Records with drawing code:
## START

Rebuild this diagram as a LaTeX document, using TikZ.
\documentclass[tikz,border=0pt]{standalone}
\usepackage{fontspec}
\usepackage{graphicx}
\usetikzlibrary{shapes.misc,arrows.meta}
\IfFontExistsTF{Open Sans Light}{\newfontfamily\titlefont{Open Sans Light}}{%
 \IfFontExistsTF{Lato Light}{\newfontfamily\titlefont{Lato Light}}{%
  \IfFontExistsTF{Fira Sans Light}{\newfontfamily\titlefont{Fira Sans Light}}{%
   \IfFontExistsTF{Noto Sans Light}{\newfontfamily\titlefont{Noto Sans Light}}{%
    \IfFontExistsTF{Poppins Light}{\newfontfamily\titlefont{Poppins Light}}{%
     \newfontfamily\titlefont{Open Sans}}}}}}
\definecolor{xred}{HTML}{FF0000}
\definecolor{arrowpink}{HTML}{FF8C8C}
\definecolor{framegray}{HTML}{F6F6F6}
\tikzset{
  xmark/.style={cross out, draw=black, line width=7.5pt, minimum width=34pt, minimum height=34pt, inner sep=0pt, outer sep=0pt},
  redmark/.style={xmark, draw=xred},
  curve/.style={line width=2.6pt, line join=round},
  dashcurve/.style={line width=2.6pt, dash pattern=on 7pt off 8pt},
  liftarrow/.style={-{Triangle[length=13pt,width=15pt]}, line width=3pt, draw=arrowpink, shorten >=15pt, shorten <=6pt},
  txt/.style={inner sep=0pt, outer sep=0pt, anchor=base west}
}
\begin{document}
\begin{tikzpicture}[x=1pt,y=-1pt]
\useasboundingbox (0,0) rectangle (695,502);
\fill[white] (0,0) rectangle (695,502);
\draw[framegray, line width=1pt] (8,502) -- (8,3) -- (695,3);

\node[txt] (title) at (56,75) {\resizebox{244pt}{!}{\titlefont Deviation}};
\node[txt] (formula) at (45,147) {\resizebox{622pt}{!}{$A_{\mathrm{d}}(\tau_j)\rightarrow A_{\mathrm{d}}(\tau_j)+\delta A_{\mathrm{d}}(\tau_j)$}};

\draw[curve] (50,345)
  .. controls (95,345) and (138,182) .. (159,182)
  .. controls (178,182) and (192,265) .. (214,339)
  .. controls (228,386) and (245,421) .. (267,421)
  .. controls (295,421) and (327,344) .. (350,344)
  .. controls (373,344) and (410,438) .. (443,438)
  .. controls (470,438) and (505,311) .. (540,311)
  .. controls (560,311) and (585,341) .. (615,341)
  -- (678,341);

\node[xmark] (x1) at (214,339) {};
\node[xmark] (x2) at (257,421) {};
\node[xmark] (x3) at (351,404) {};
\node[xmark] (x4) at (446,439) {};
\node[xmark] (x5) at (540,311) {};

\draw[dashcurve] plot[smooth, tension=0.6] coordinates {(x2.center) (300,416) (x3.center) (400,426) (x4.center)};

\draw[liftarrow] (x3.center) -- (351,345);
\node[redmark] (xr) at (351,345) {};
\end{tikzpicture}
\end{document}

## END
## START

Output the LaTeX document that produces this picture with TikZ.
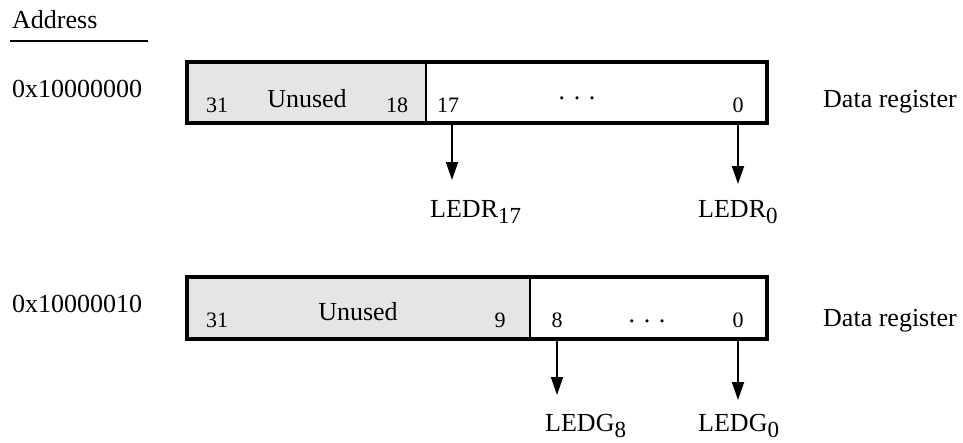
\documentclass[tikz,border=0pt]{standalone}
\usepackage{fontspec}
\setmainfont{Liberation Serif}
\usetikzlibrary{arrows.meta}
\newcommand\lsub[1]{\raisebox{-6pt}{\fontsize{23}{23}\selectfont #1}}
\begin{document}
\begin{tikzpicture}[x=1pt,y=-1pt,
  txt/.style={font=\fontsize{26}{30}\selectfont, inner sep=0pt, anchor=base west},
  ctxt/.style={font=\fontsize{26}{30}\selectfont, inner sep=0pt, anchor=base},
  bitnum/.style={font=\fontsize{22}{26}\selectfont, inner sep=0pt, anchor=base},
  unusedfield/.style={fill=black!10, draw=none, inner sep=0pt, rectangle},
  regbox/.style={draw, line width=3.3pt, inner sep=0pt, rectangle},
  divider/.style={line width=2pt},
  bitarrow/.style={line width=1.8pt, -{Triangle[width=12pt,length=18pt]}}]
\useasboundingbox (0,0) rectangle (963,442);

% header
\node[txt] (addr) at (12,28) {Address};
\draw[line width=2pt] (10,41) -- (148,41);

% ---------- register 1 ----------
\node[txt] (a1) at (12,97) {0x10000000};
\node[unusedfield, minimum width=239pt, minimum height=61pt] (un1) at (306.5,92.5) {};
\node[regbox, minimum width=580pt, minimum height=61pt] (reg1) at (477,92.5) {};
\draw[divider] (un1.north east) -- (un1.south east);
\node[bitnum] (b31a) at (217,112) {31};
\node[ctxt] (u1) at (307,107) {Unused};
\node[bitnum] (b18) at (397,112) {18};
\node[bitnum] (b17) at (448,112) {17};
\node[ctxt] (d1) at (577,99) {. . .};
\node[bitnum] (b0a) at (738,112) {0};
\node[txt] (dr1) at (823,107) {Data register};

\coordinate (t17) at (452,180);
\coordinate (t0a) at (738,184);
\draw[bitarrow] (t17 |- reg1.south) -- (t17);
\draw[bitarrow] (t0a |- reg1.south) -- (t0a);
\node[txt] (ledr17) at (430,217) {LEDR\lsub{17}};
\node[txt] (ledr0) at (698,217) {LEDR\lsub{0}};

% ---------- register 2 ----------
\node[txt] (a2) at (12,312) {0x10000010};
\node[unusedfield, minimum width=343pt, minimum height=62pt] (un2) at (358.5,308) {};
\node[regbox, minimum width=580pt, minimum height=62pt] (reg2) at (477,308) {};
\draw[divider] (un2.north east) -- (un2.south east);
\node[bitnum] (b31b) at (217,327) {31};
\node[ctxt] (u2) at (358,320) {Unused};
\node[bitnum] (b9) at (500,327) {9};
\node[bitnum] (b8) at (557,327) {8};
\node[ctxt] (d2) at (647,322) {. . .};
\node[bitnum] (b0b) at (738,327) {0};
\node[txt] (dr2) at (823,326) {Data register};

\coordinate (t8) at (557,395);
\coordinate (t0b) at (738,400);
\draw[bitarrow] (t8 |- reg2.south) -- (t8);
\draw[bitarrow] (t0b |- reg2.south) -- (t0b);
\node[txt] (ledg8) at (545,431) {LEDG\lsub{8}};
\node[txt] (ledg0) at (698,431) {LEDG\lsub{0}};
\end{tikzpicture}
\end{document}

## END

_What to do_
Whichever lines contain the string "LaTeX", select and copy them.

_Result below_
Rebuild this diagram as a LaTeX document, using TikZ.
Output the LaTeX document that produces this picture with TikZ.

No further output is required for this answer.